Оба концепта – и "Бог далекий" и "Бог близкий" – имеют исток, разумеется, в Библии. Этому можно было бы посвятить объемное исследование. Здесь же укажем лишь на некоторые показательные примеры. С определенной долей условности можно говорить о том, что христианское восприятие Библии вполне ожидаемо склоняется к оценке образа "далекого Бога" как ветхозаветного и "близкого Бога" как новозаветного. И с этим стоит согласиться, хотя сразу же следует уточнить, что близость Бога достаточно сильно явлена в Ветхом Завете, а Его далекость – в Новом Завете. Однако это всего лишь педантичное уточнение к высказанной выше мысли, которая в целом остается верной.

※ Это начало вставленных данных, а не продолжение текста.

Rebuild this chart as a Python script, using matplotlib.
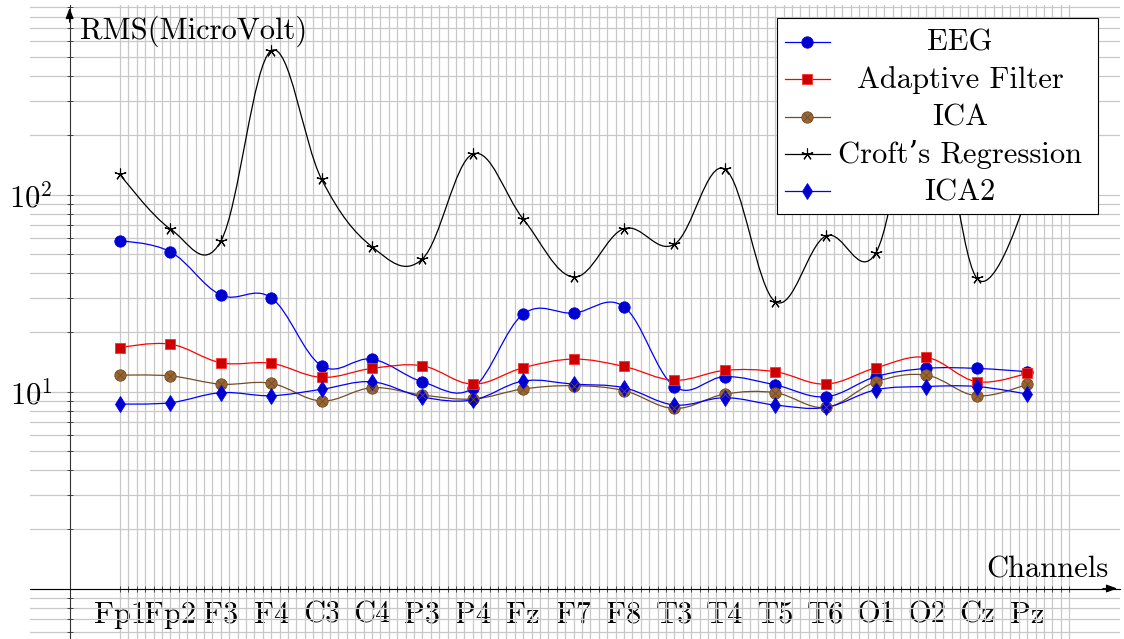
import numpy as np
import matplotlib
matplotlib.use("Agg")
import matplotlib.pyplot as plt
from matplotlib.path import Path
from matplotlib.patches import PathPatch, Rectangle
from matplotlib.lines import Line2D
from matplotlib.ticker import NullFormatter

plt.rcParams["font.family"] = ["cmr10", "DejaVu Serif"]
plt.rcParams["mathtext.fontset"] = "cm"
plt.rcParams["axes.formatter.use_mathtext"] = True

channels = ["Fp1", "Fp2", "F3", "F4", "C3", "C4", "P3", "P4", "Fz", "F7",
            "F8", "T3", "T4", "T5", "T6", "O1", "O2", "Cz", "Pz"]
eeg = [58.1, 51.2, 30.9, 29.9, 13.5, 14.6, 11.2, 10.4, 24.7, 25.0,
       26.9, 10.6, 11.9, 10.8, 9.4, 11.9, 13.1, 13.1, 12.6]
adaptive_filter = [16.7, 17.4, 14.0, 13.9, 11.8, 13.1, 13.5, 10.9, 13.2, 14.6,
                   13.4, 11.4, 12.8, 12.6, 10.9, 13.2, 14.9, 11.2, 12.4]
ica = [12.1, 12.0, 10.9, 11.0, 8.95, 10.45, 9.6, 9.16, 10.3, 10.7,
       10.1, 8.2, 9.7, 9.86, 8.3, 11.2, 12.1, 9.5, 10.9]
crofts_regression = [126.6, 66.8, 57.9, 537.0, 119.4, 54.3, 47.1, 160.6, 75.1, 38.1,
                     67.1, 55.9, 134.7, 28.6, 61.5, 50.7, 450.0, 37.6, 100.0]
ica2 = [8.64, 8.77, 9.86, 9.52, 10.26, 11.2, 9.38, 9.06, 11.3, 10.9,
        10.45, 8.54, 9.3, 8.54, 8.3, 10.2, 10.6, 10.6, 9.7]

W, H = 1124, 639
FS = 22
# pixel layout read off the target: y-axis column, channel spacing,
# row of 10^0 and height of one decade
X0_PX, DX_PX = 69.6, 50.4
Y1_PX, DEC_PX = 588.5, 197.0


def px_to_x(px):
    return (px - X0_PX) / DX_PX


def px_to_y(py):
    return 10 ** ((Y1_PX - py) / DEC_PX)


def smooth_path(x, y, tension=0.18):
    # tikz "smooth": cubic bezier pieces, control points built in (x, log y)
    pts = np.column_stack([np.asarray(x, float), np.log10(y)])
    n = len(pts)
    verts = [pts[0]]
    codes = [Path.MOVETO]
    for i in range(n - 1):
        c1 = pts[i] if i == 0 else pts[i] + tension * (pts[i + 1] - pts[i - 1])
        c2 = pts[i + 1] if i + 2 >= n else pts[i + 1] - tension * (pts[i + 2] - pts[i])
        verts += [c1, c2, pts[i + 1]]
        codes += [Path.CURVE4] * 3
    verts = np.array(verts)
    verts[:, 1] = 10 ** verts[:, 1]
    return Path(verts, codes)


series = [
    ("EEG", eeg, dict(color="#0000ff", marker="o", ms=8.2, mfc="#0000cc", mec="#0000ff")),
    ("Adaptive Filter", adaptive_filter, dict(color="#ff0000", marker="s", ms=7.6, mfc="#cc0000", mec="#ff3030")),
    ("ICA", ica, dict(color="#734d26", marker="o", ms=8.2, mfc="#996633", mec="#734d26")),
    ("Croft\u2019s Regression", crofts_regression, dict(color="black", marker=(5, 2, 0), ms=8.5, mfc="black", mec="black", mew=0.8)),
    ("ICA2", ica2, dict(color="#0000ff", marker="d", ms=8.0, mfc="#0000cc", mec="#0000ff")),
]

fig = plt.figure(figsize=(W / 100, H / 100), dpi=100)
left, right, top, bottom = 30, 1120, 5, 650
ax = fig.add_axes([left / W, 1 - bottom / H, (right - left) / W, (bottom - top) / H])
ax.set_yscale("log")
ax.set_xlim(px_to_x(left), px_to_x(right))
ax.set_ylim(px_to_y(bottom), px_to_y(top))

xs = np.arange(1, len(channels) + 1)
for label, vals, st in series:
    ax.add_patch(PathPatch(smooth_path(xs, vals), fill=False, edgecolor=st["color"], lw=0.9, zorder=2))
    ax.plot(xs, vals, linestyle="none", marker=st["marker"], ms=st["ms"],
            mfc=st["mfc"], mec=st["mec"], mew=st.get("mew", 0.6), zorder=3)
    if label == "ICA":
        ax.plot(xs, vals, linestyle="none", marker="x", ms=5.2, mec="#734d26", mew=0.6, zorder=3.1)

# ticks and grid
ks = np.arange(6, 120)
ax.set_xticks(xs, channels)
ax.set_xticks(ks[ks % 6 != 0] / 6, minor=True)
ax.set_yticks([1, 10, 100], ["", r"$10^{1}$", r"$10^{2}$"])
ax.set_yticks([m * 10.0 ** e for e in (-1, 0, 1, 2) for m in range(2, 10) if 0.48 < m * 10.0 ** e < 920], minor=True)
ax.yaxis.set_minor_formatter(NullFormatter())
ax.grid(True, which="both", color="#c8c8c8", lw=0.9)
ax.tick_params(axis="both", which="both", direction="inout", length=4.3, width=0.7, color="#444444", labelsize=FS)
ax.tick_params(axis="x", pad=7)
ax.tick_params(axis="y", pad=10)

for s in ("top", "right"):
    ax.spines[s].set_visible(False)
ax.spines["left"].set_position(("data", 0))
ax.spines["bottom"].set_position(("data", 1))
ax.spines["left"].set_color("#333333")
ax.spines["left"].set_linewidth(0.8)
ax.spines["bottom"].set_linewidth(0.8)
ax.patch.set_alpha(0)

arrow = dict(arrowstyle="-|>,head_length=0.6,head_width=0.22", color="black", lw=0.8, mutation_scale=11)
ax.annotate("", xy=(px_to_x(right), 1), xytext=(px_to_x(right - 20), 1), arrowprops=arrow, annotation_clip=False)
ax.annotate("", xy=(0, px_to_y(top)), xytext=(0, px_to_y(top + 20)), arrowprops=arrow, annotation_clip=False)

fig.text(80 / W, 1 - 39 / H, "RMS(MicroVolt)", fontsize=FS, ha="left", va="baseline")
fig.text(1108 / W, 1 - 578 / H, "Channels", fontsize=FS, ha="right", va="baseline")

# legend box, tikz style: centred entries
lx0, ly0, lx1, ly1 = 776.7, 18.3, 1097.7, 214.3
fig.add_artist(Rectangle((lx0 / W, 1 - ly1 / H), (lx1 - lx0) / W, (ly1 - ly0) / H,
                         transform=fig.transFigure, facecolor="white", edgecolor="black", lw=0.8, zorder=10))
for k, (label, vals, st) in enumerate(series):
    yrow = 41.7 + k * 37.4
    hx = np.array([785, 807.5, 830]) / W
    hy = np.full(3, 1 - yrow / H)
    fig.add_artist(Line2D(hx, hy, transform=fig.transFigure, color=st["color"], lw=0.9,
                          marker=st["marker"], markevery=[1], ms=st["ms"], mfc=st["mfc"],
                          mec=st["mec"], mew=st.get("mew", 0.6), zorder=11))
    if label == "ICA":
        fig.add_artist(Line2D(hx[1:2], hy[1:2], transform=fig.transFigure, linestyle="none",
                              marker="x", ms=5.2, mec="#734d26", mew=0.6, zorder=12))
    fig.text(960 / W, 1 - (yrow + 9) / H, label, fontsize=FS, ha="center", va="baseline", zorder=12)

fig.savefig("out.png", dpi=100)
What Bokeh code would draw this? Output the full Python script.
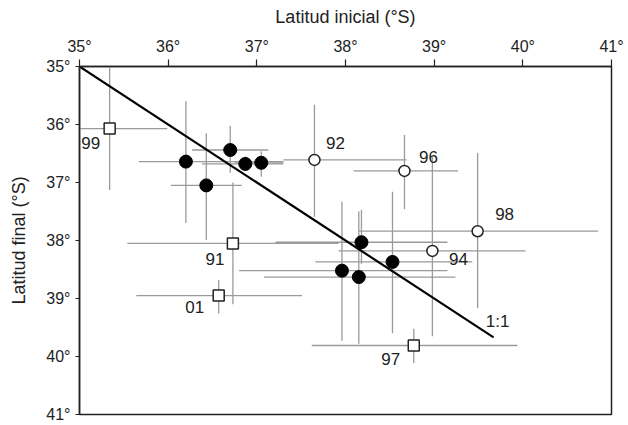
from bokeh.plotting import figure
from bokeh.models import Range1d, FixedTicker, ColumnDataSource
from bokeh.embed import file_html
from bokeh.resources import INLINE
from bokeh.core.properties import value

# ---- data (degrees S) ----
ticks = [35, 36, 37, 38, 39, 40, 41]
tick_labels = ["35°", "36°", "37°", "38°", "39°", "40°", "41°"]

filled_x = [36.20, 36.70, 36.87, 37.05, 36.43, 38.18, 38.53, 37.96, 38.15]
filled_y = [36.64, 36.44, 36.68, 36.66, 37.05, 38.03, 38.37, 38.52, 38.63]
filled_x_lo = [35.67, 36.27, 36.38, 36.75, 36.03, 37.21, 37.66, 36.80, 37.08]
filled_x_hi = [37.30, 37.13, 37.30, 37.30, 36.83, 39.15, 39.43, 39.15, 39.24]
filled_y_lo = [35.60, 36.02, 36.55, 36.46, 36.15, 37.47, 37.16, 37.33, 37.50]
filled_y_hi = [37.70, 36.83, 36.80, 36.90, 37.99, 38.40, 39.60, 39.73, 39.78]

circ_labels = ["92", "96", "94", "98"]
circ_x = [37.65, 38.665, 38.98, 39.49]
circ_y = [36.61, 36.80, 38.18, 37.84]
circ_x_lo = [37.30, 38.09, 37.92, 38.15]
circ_x_hi = [38.69, 39.27, 40.03, 40.85]
circ_y_lo = [35.66, 36.18, 36.55, 36.49]
circ_y_hi = [37.59, 37.46, 39.65, 39.17]

sq_labels = ["99", "91", "01", "97"]
sq_x = [35.34, 36.73, 36.57, 38.77]
sq_y = [36.07, 38.05, 38.95, 39.81]
sq_x_lo = [34.93, 35.54, 35.64, 37.62]
sq_x_hi = [35.99, 37.92, 37.51, 39.94]
sq_y_lo = [35.02, 37.00, 38.68, 39.52]
sq_y_hi = [37.13, 39.10, 39.26, 40.11]

line_x = [35.0, 39.67]
line_y = [35.0, 39.67]

# label offsets in screen pixels
circ_dx = [21, 24, 26, 27]
circ_dy = [-17, -14, 8, -17]
sq_dx = [-19, -18, -24, -23]
sq_dy = [14, 16, 11, 14]

FONT = "Liberation Sans"

p = figure(width=628, height=425, output_backend="svg", toolbar_location=None,
           x_range=Range1d(35, 41), y_range=Range1d(41, 35),
           x_axis_location="above", min_border_left=79, min_border_right=17,
           min_border_top=66, min_border_bottom=11)
p.background_fill_color = "white"
p.border_fill_color = "white"
p.outline_line_color = "#222222"
p.outline_line_width = 1.5
p.grid.visible = False

for ax in (p.xaxis[0], p.yaxis[0]):
    ax.ticker = FixedTicker(ticks=ticks)
    ax.major_label_overrides = {t: l for t, l in zip(ticks, tick_labels)}
    ax.minor_tick_line_color = None
    ax.major_tick_in = 0
    ax.axis_line_color = "#222222"
    ax.axis_line_width = 1.5
    ax.major_tick_line_color = "#222222"
    ax.major_tick_line_width = 1.2
    ax.major_label_text_font = FONT
    ax.major_label_text_font_size = "16px"
    ax.major_label_text_color = "#222222"
    ax.axis_label_text_font = FONT
    ax.axis_label_text_font_style = "normal"
    ax.axis_label_text_font_size = "18px"
    ax.axis_label_text_color = "#222222"

p.xaxis.axis_label = "Latitud inicial (°S)"
p.yaxis.axis_label = "Latitud final (°S)"
p.xaxis.major_tick_out = 7
p.yaxis.major_tick_out = 4
p.xaxis.major_label_standoff = 5
p.yaxis.major_label_standoff = 5
p.xaxis.axis_label_standoff = 8
p.yaxis.axis_label_standoff = 14

err_color = "#9a9a9a"
for xs, ys, xl, xh, yl, yh in [
    (filled_x, filled_y, filled_x_lo, filled_x_hi, filled_y_lo, filled_y_hi),
    (circ_x, circ_y, circ_x_lo, circ_x_hi, circ_y_lo, circ_y_hi),
    (sq_x, sq_y, sq_x_lo, sq_x_hi, sq_y_lo, sq_y_hi),
]:
    p.segment(x0=xl, y0=ys, x1=xh, y1=ys, line_color=err_color, line_width=1.3)
    p.segment(x0=xs, y0=yl, x1=xs, y1=yh, line_color=err_color, line_width=1.3)

p.line(line_x, line_y, line_color="black", line_width=2.2)

p.scatter(filled_x, filled_y, marker="circle", size=13, fill_color="black",
          line_color="black")
p.scatter(circ_x, circ_y, marker="circle", size=11, fill_color="white",
          line_color="#222222", line_width=1.5)
p.scatter(sq_x, sq_y, marker="square", size=11, fill_color="white",
          line_color="#222222", line_width=1.5)

csrc = ColumnDataSource(dict(x=circ_x, y=circ_y, t=circ_labels, dx=circ_dx, dy=circ_dy))
ssrc = ColumnDataSource(dict(x=sq_x, y=sq_y, t=sq_labels, dx=sq_dx, dy=sq_dy))
for src in (csrc, ssrc):
    p.text(x="x", y="y", text="t", x_offset="dx", y_offset="dy", source=src,
           text_font=value(FONT), text_font_size="17px", text_color="#222222",
           text_align="center", text_baseline="middle")

p.text(x=[line_x[1]], y=[line_y[1]], text=["1:1"], x_offset=4, y_offset=-16,
       text_font=value(FONT), text_font_size="17px", text_color="#222222",
       text_align="center", text_baseline="middle")

open("out.html", "w").write(file_html(p, INLINE))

Мы помним не раз повторяемое в Ветхом Завете суждение о том, что нельзя увидеть Бога и остаться в живых. И на этом фоне особенно интересны исключения – люди, о которых говорится, что они общались лицом к лицу с Богом. Прежде всего, речь идет о Моисее. Но исключения лишь подтверждают правило. Именно в свете этого особенно сильное звучание приобретает заповедь: "Твердо держите в душах ваших, что вы не видели никакого образа в тот день, когда говорил к вам Господь на Хориве из среды огня, дабы вы не развратились и не сделали себе изваяний, изображений какого-либо кумира, представляющих мужчину или женщину…" (и далее; Втор 4:15-16). В сущности, "твердо держать в душах" следует именно далекость Бога, то есть невозможность Его уподобления чему-либо или кому-либо, невозможность представить Его как объект в ряду других объектов. Именно это и означает далекость в высшем смысле слова.

Великие слова из Книги пророка Исайи являются воистину гимном Божьей далекости: "Мои мысли – не ваши мысли, ни ваши пути – пути Мои, говорит Господь. Но как небо выше земли, так пути Мои выше путей ваших и мысли Мои выше мыслей ваших" (Ис 55:8-9).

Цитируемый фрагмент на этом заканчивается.